Accept that uncertainty never disappears. Develop a tolerance for it.

As designers, all that we do will inevitably be flavored with uncertainty. Accept that the design brief will be challenged, stakeholder needs change, and problem statements will be reframed continuously throughout the design process as new insights are found.

Accepting this and building a tolerance for uncertainty is the only path forward. You’ve probably discovered early on that making detailed user flow diagrams, skipping the sketchbook to go hi-fi, and all other preliminary “perfect” plans for the steps of your design process is an exercise in futility. All you need is the big picture, and the very next step:

“What’s really needed is nothing more than a broad sense of what you are looking for, some strategy for how to find it, and an overriding willingness to embrace mistakes and surprises along the way.” … ”Lawrence Durrell likened the process to driving construction stakes in the ground: you plant a stake, run fifty yards ahead and plant another, and pretty soon you know which way the road will run.”

— Ted Orland, Art and Fear, p. 21.

“After all, someone has to do your work, and you’re the closest one around.” Fail fast.

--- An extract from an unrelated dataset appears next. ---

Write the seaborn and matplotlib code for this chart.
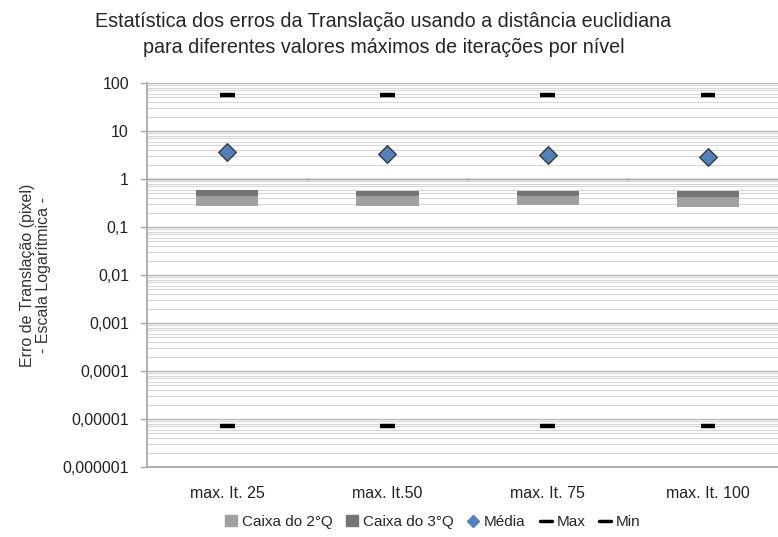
import numpy as np
import pandas as pd
import matplotlib
matplotlib.use("Agg")
import matplotlib.pyplot as plt
from matplotlib.ticker import FixedLocator, LogLocator, NullFormatter
from matplotlib.lines import Line2D
from matplotlib.patches import Patch
import seaborn as sns

categories = ["max. It. 25", "max. It.50", "max. It. 75", "max. It. 100"]
q1 = [0.27, 0.27, 0.29, 0.265]
median = [0.44, 0.44, 0.44, 0.415]
q3 = [0.59, 0.57, 0.57, 0.57]
mean = [3.7, 3.32, 3.16, 2.83]
vmax = [56.0, 56.0, 56.0, 56.0]
vmin = [7.1e-6, 7.1e-6, 7.1e-6, 7.1e-6]
ytick_vals = [1e-6, 1e-5, 1e-4, 1e-3, 1e-2, 1e-1, 1, 10, 100]
ytick_labels = ["0,000001", "0,00001", "0,0001", "0,001", "0,01", "0,1", "1", "10", "100"]

sns.set_theme(style="white")
plt.rcParams["font.family"] = ["Liberation Sans", "DejaVu Sans"]

df = pd.DataFrame({"cat": categories, "q1": q1, "median": median, "q3": q3,
                   "mean": mean, "max": vmax, "min": vmin})
df["x"] = np.arange(len(df))

fig = plt.figure(figsize=(7.78, 5.37), dpi=100)
ax = fig.add_axes([147/778, 1-467/537, 1-147/778, (467-83)/537])
ax.set_yscale("log")
ax.set_ylim(1e-6, 100)
ax.set_xlim(-0.5, 3.436)

# gridlines
ax.yaxis.set_major_locator(FixedLocator(ytick_vals))
ax.yaxis.set_minor_locator(LogLocator(base=10, subs=np.arange(2, 10)))
ax.yaxis.set_minor_formatter(NullFormatter())
ax.grid(True, which="major", axis="y", color="#b8b8b8", linewidth=1.0)
ax.grid(True, which="minor", axis="y", color="#d6d6d6", linewidth=0.8)
ax.set_axisbelow(True)

light = "#a0a0a0"
dark = "#747474"
bw = 0.39
ax.bar(df["x"], df["median"] - df["q1"], bottom=df["q1"], width=bw, color=light,
       linewidth=0, edgecolor="none", zorder=3)
ax.bar(df["x"], df["q3"] - df["median"], bottom=df["median"], width=bw, color=dark,
       linewidth=0, edgecolor="none", zorder=3)

sns.scatterplot(data=df, x="x", y="mean", marker="D", s=80, color="#4f81bd",
                edgecolor="#3a3a3a", linewidth=1.0, ax=ax, zorder=5, legend=False)
for col in ["max", "min"]:
    ax.errorbar(df["x"], df[col], xerr=0.046, fmt="none", ecolor="black",
                elinewidth=3.2, capsize=0, zorder=5)

# category axis crossing at 1
ax.axhline(1, color="#a6a6a6", linewidth=1.0, zorder=2)
for b in df["x"][:-1] + 0.5:
    ax.plot([b, b], [0.94, 1.07], color="#a6a6a6", linewidth=1.0, zorder=2)

ax.set_xticks(df["x"])
ax.set_xticklabels(categories, fontsize=11.5, color="#222222")
ax.set_yticks(ytick_vals)
ax.set_yticklabels(ytick_labels, fontsize=11.5, color="#222222")
ax.tick_params(axis="x", length=0, pad=14)
ax.tick_params(axis="y", which="major", length=5, width=1, color="#a6a6a6", left=True, pad=8)
ax.tick_params(axis="y", which="minor", length=0)
for s in ["top", "right"]:
    ax.spines[s].set_visible(False)
ax.spines["left"].set_color("#a6a6a6")
ax.spines["bottom"].set_color("#a6a6a6")
ax.set_xlabel("")
ax.set_ylabel("Erro de Translação (pixel)\n- Escala Logarítmica -", fontsize=11.5,
              color="#333333", labelpad=8, linespacing=1.1)

fig.suptitle("Estatística dos erros da Translação usando a distância euclidiana\n"
             "para diferentes valores máximos de iterações por nível",
             fontsize=14.2, y=0.978, x=0.493, linespacing=1.5)

handles = [Patch(color=light, label="Caixa do 2°Q"),
           Patch(color=dark, label="Caixa do 3°Q"),
           Line2D([], [], marker="D", color="#4f81bd", linestyle="none", markersize=6, label="Média"),
           Line2D([], [], color="black", linewidth=2.5, label="Max"),
           Line2D([], [], color="black", linewidth=2.5, label="Min")]
fig.legend(handles=handles, loc="center", bbox_to_anchor=(0.556, 1-522/537), ncol=5,
           frameon=False, fontsize=11, handlelength=0.8, handletextpad=0.3,
           columnspacing=0.9)

fig.savefig("out.png", dpi=100)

The hard truth is that the first draft will be trashed. So sit down and knock the first draft out. It is the seed, the guiding vector, to that next ‘stake in the ground’ as Durrell puts it.

You make good work by making lots of bad work, and iteration upon iteration, weeding out the bad bits. Those mistakes you, your peers, or your users catch are your most valuable, reliable feedback to what needs further development and what is to be dropped.

“It is only after a preliminary solution is found that a deeper understanding of the problem can emerge. Therefore, a significant challenge for the designer is to proceed with a non-perfect understanding of the problem, and to be willing to share half-formed solutions.”